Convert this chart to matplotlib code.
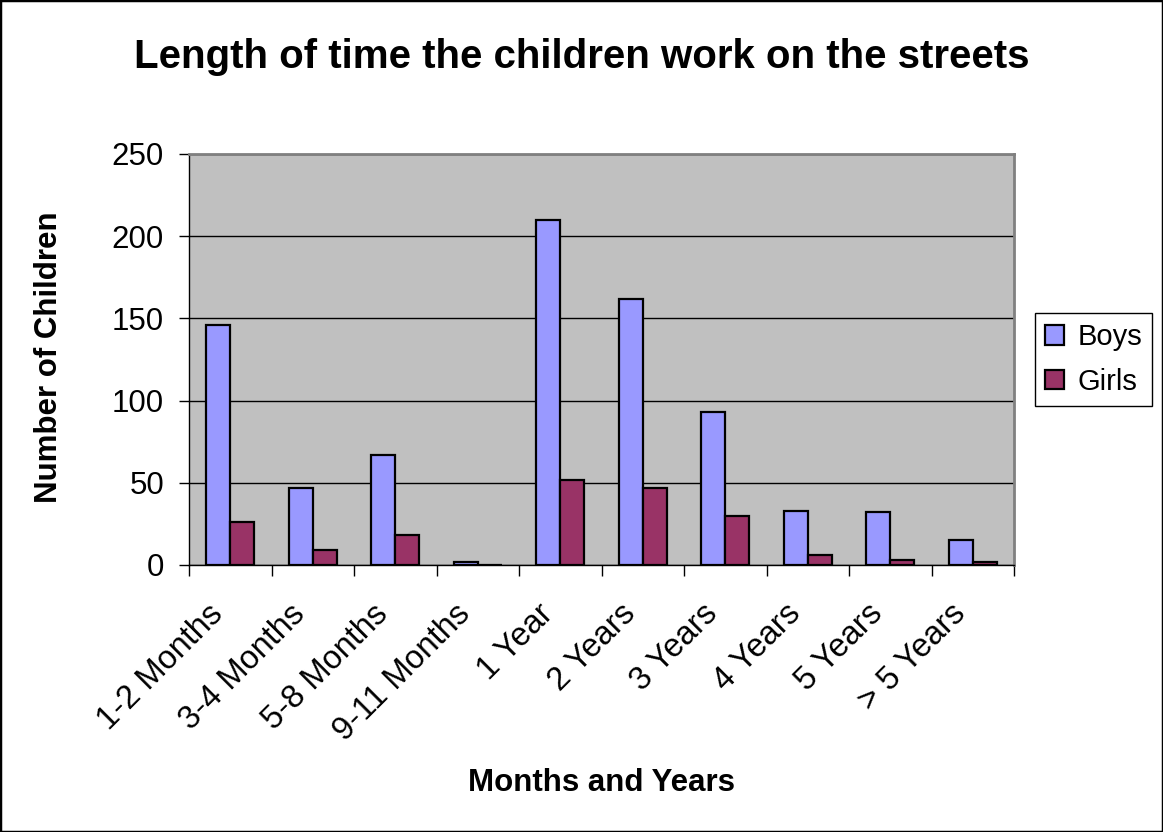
import numpy as np
import matplotlib.pyplot as plt
from matplotlib.patches import Rectangle
from matplotlib.transforms import ScaledTranslation

plt.rcParams['font.family'] = ['Liberation Sans', 'DejaVu Sans']

# data
categories = ['1-2 Months', '3-4 Months', '5-8 Months', '9-11 Months', '1 Year',
              '2 Years', '3 Years', '4 Years', '5 Years', '> 5 Years']
boys = [146, 47, 67, 2, 210, 162, 93, 33, 32, 15]
girls = [26, 9, 18, 0, 52, 47, 30, 6, 3, 2]

W, H = 1163, 832
fig = plt.figure(figsize=(W/100, H/100), dpi=100)
fig.patches.append(Rectangle((0.0, 0.0), 1.0, 1.0, transform=fig.transFigure,
                             fill=False, edgecolor='black', lw=2.5))
ax = fig.add_axes([189/W, 267/H, 825/W, 411/H])
ax.set_facecolor('#C0C0C0')

x = np.arange(len(categories))
w = 0.29
ax.bar(x - w/2, boys, w, color='#9999FF', edgecolor='black', lw=1.6, label='Boys', zorder=3)
ax.bar(x + w/2, girls, w, color='#993366', edgecolor='black', lw=1.6, label='Girls', zorder=3)

ax.set_xlim(-0.5, len(categories) - 0.5)
ax.set_ylim(0, 250)
ax.set_yticks(range(0, 251, 50))
ax.tick_params(axis='y', labelsize=22.5, length=7, width=1, direction='out', pad=11)
ax.yaxis.grid(True, color='black', lw=1, zorder=1)

# ticks between groups, labels at group centres
ax.set_xticks(np.arange(len(categories) + 1) - 0.5)
ax.set_xticklabels([])
ax.tick_params(axis='x', which='major', length=8, width=1, direction='out')
ax.set_xticks(x, minor=True)
ax.set_xticklabels(categories, minor=True, rotation=45, ha='right', va='center',
                   rotation_mode='anchor', fontsize=23.5)
ax.tick_params(axis='x', which='minor', length=0, pad=32)
# nudge the rotated labels a little to the left, like the original
shift = ScaledTranslation(-12/100, 0, fig.dpi_scale_trans)
for lab in ax.xaxis.get_minorticklabels():
    lab.set_transform(lab.get_transform() + shift)

for s in ['top', 'right']:
    ax.spines[s].set_color('#808080')
    ax.spines[s].set_linewidth(2)
for s in ['left', 'bottom']:
    ax.spines[s].set_color('black')
    ax.spines[s].set_linewidth(1)

fig.text(0.5, 1 - 68/H, 'Length of time the children work on the streets', ha='center',
         va='baseline', fontsize=29, fontweight='bold')
fig.text(601/W, 1 - 783/H, 'Months and Years', ha='center', va='center',
         fontsize=22.5, fontweight='bold')
fig.text(49/W, 1 - 357/H, 'Number of Children', ha='center', va='center',
         rotation=90, fontsize=22.5, fontweight='bold')

leg = ax.legend(loc='center left', bbox_to_anchor=((1035 - 189)/825, 0.5), fontsize=21,
                frameon=True, fancybox=False, edgecolor='black', framealpha=1,
                handlelength=0.65, handleheight=0.65, handletextpad=0.45,
                borderpad=0.35, labelspacing=0.55, borderaxespad=0)
leg.get_frame().set_linewidth(1)

fig.savefig('out.png', dpi=100)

++++++++++++++++++++

# [Exercise]
Starting with the first line of the data above and ending with the line containing "girls = [26, 9, 18, 0, 52, 47, 30, 6, 3, 2]", please restate every line exactly, leaving images out.

# [Result for this exercise]
Convert this chart to matplotlib code.
import numpy as np
import matplotlib.pyplot as plt
from matplotlib.patches import Rectangle
from matplotlib.transforms import ScaledTranslation

plt.rcParams['font.family'] = ['Liberation Sans', 'DejaVu Sans']

# data
categories = ['1-2 Months', '3-4 Months', '5-8 Months', '9-11 Months', '1 Year',
              '2 Years', '3 Years', '4 Years', '5 Years', '> 5 Years']
boys = [146, 47, 67, 2, 210, 162, 93, 33, 32, 15]
girls = [26, 9, 18, 0, 52, 47, 30, 6, 3, 2]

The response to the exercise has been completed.